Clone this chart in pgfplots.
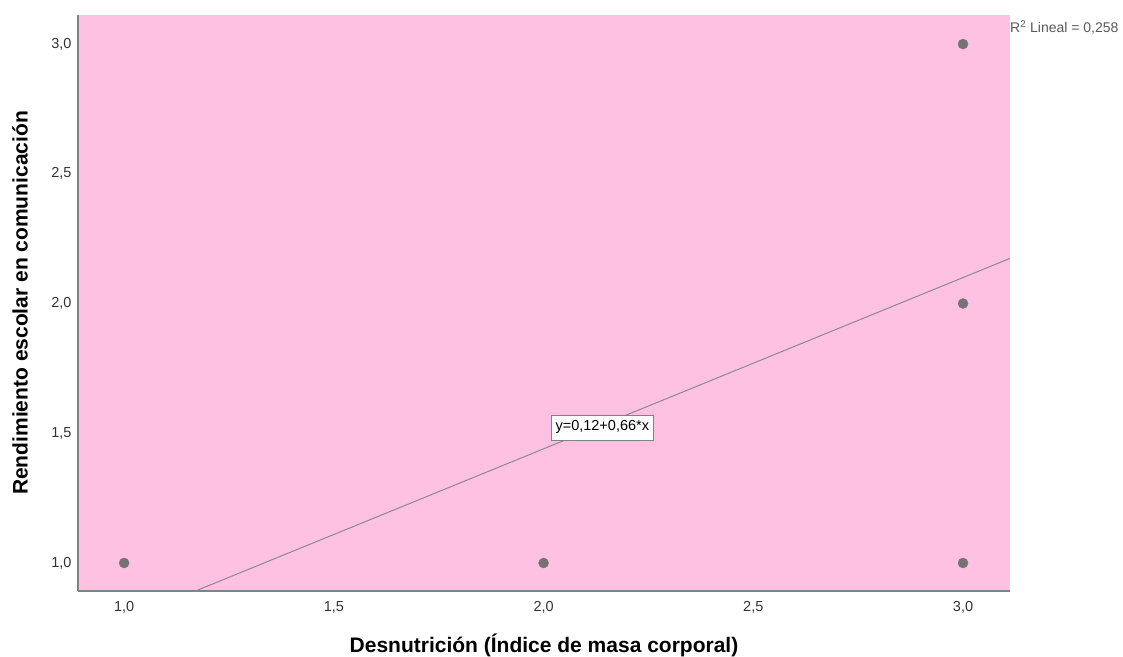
\documentclass[border=0pt]{standalone}
\usepackage{fontspec}
\setmainfont{Liberation Sans}
\usepackage{pgfplots}
\pgfplotsset{compat=1.18}
\definecolor{bgpink}{RGB}{255,193,225}
\definecolor{dotgray}{RGB}{115,115,115}
\definecolor{linegray}{RGB}{140,135,150}
\definecolor{axgray}{RGB}{130,130,130}
\begin{document}
\begin{tikzpicture}
\path[use as bounding box] (0,0) rectangle (1123pt,656pt);
\begin{axis}[
    at={(78pt,65pt)}, anchor=south west,
    scale only axis,
    width=932pt, height=576pt,
    xmin=0.89, xmax=3.112,
    ymin=0.892, ymax=3.112,
    clip mode=individual,
    axis x line=bottom, axis y line=left,
    axis line style={-, draw=axgray, line width=1.2pt},
    axis background/.style={fill=bgpink},
    xtick={1,1.5,2,2.5,3}, ytick={1,1.5,2,2.5,3},
    major tick length=0pt,
    /pgf/number format/.cd, fixed, fixed zerofill, precision=1, use comma, assume math mode=true,
    /pgfplots/.cd,
    ticklabel style={font=\fontsize{14.5}{16}\selectfont, text=black!80},
    xticklabel style={yshift=-7pt},
    yticklabel style={xshift=-3pt},
    xlabel={\textbf{Desnutrición (Índice de masa corporal)}},
    ylabel={\textbf{Rendimiento escolar en comunicación}},
    label style={font=\fontsize{21}{24}\selectfont},
    xlabel style={at={(axis description cs:0.5,0)}, anchor=center, yshift=-54pt},
    ylabel style={at={(axis description cs:0,0.5)}, anchor=center, yshift=58pt},
]
% regression line endpoints (clipped to the plot area)
\addplot[linegray, line width=1pt] coordinates {(1.17,0.892) (3.112,2.174)};
\addplot[only marks, mark=*, mark size=5pt, dotgray, mark options={draw=dotgray, fill=dotgray}]
coordinates {(1,1) (2,1) (3,1) (3,2) (3,3)};
\node[draw=axgray, fill=white, inner xsep=4pt, inner ysep=6pt, font=\fontsize{14.5}{16}\selectfont] at (axis cs:2.14,1.523) {y=0,12+0,66*x};
\node[anchor=north west, inner sep=0pt, text=black!65, font=\fontsize{14}{16}\selectfont] at (rel axis cs:1,1) [yshift=-5pt] {R\textsuperscript{2} Lineal = 0,258};
\end{axis}
\end{tikzpicture}
\end{document}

▬▬▬▬▬▬

_Do this_
Leave out all pictures, then copy the remaining material exactly.

_Result below_
Clone this chart in pgfplots.
\documentclass[border=0pt]{standalone}
\usepackage{fontspec}
\setmainfont{Liberation Sans}
\usepackage{pgfplots}
\pgfplotsset{compat=1.18}
\definecolor{bgpink}{RGB}{255,193,225}
\definecolor{dotgray}{RGB}{115,115,115}
\definecolor{linegray}{RGB}{140,135,150}
\definecolor{axgray}{RGB}{130,130,130}
\begin{document}
\begin{tikzpicture}
\path[use as bounding box] (0,0) rectangle (1123pt,656pt);
\begin{axis}[
    at={(78pt,65pt)}, anchor=south west,
    scale only axis,
    width=932pt, height=576pt,
    xmin=0.89, xmax=3.112,
    ymin=0.892, ymax=3.112,
    clip mode=individual,
    axis x line=bottom, axis y line=left,
    axis line style={-, draw=axgray, line width=1.2pt},
    axis background/.style={fill=bgpink},
    xtick={1,1.5,2,2.5,3}, ytick={1,1.5,2,2.5,3},
    major tick length=0pt,
    /pgf/number format/.cd, fixed, fixed zerofill, precision=1, use comma, assume math mode=true,
    /pgfplots/.cd,
    ticklabel style={font=\fontsize{14.5}{16}\selectfont, text=black!80},
    xticklabel style={yshift=-7pt},
    yticklabel style={xshift=-3pt},
    xlabel={\textbf{Desnutrición (Índice de masa corporal)}},
    ylabel={\textbf{Rendimiento escolar en comunicación}},
    label style={font=\fontsize{21}{24}\selectfont},
    xlabel style={at={(axis description cs:0.5,0)}, anchor=center, yshift=-54pt},
    ylabel style={at={(axis description cs:0,0.5)}, anchor=center, yshift=58pt},
]
% regression line endpoints (clipped to the plot area)
\addplot[linegray, line width=1pt] coordinates {(1.17,0.892) (3.112,2.174)};
\addplot[only marks, mark=*, mark size=5pt, dotgray, mark options={draw=dotgray, fill=dotgray}]
coordinates {(1,1) (2,1) (3,1) (3,2) (3,3)};
\node[draw=axgray, fill=white, inner xsep=4pt, inner ysep=6pt, font=\fontsize{14.5}{16}\selectfont] at (axis cs:2.14,1.523) {y=0,12+0,66*x};
\node[anchor=north west, inner sep=0pt, text=black!65, font=\fontsize{14}{16}\selectfont] at (rel axis cs:1,1) [yshift=-5pt] {R\textsuperscript{2} Lineal = 0,258};
\end{axis}
\end{tikzpicture}
\end{document}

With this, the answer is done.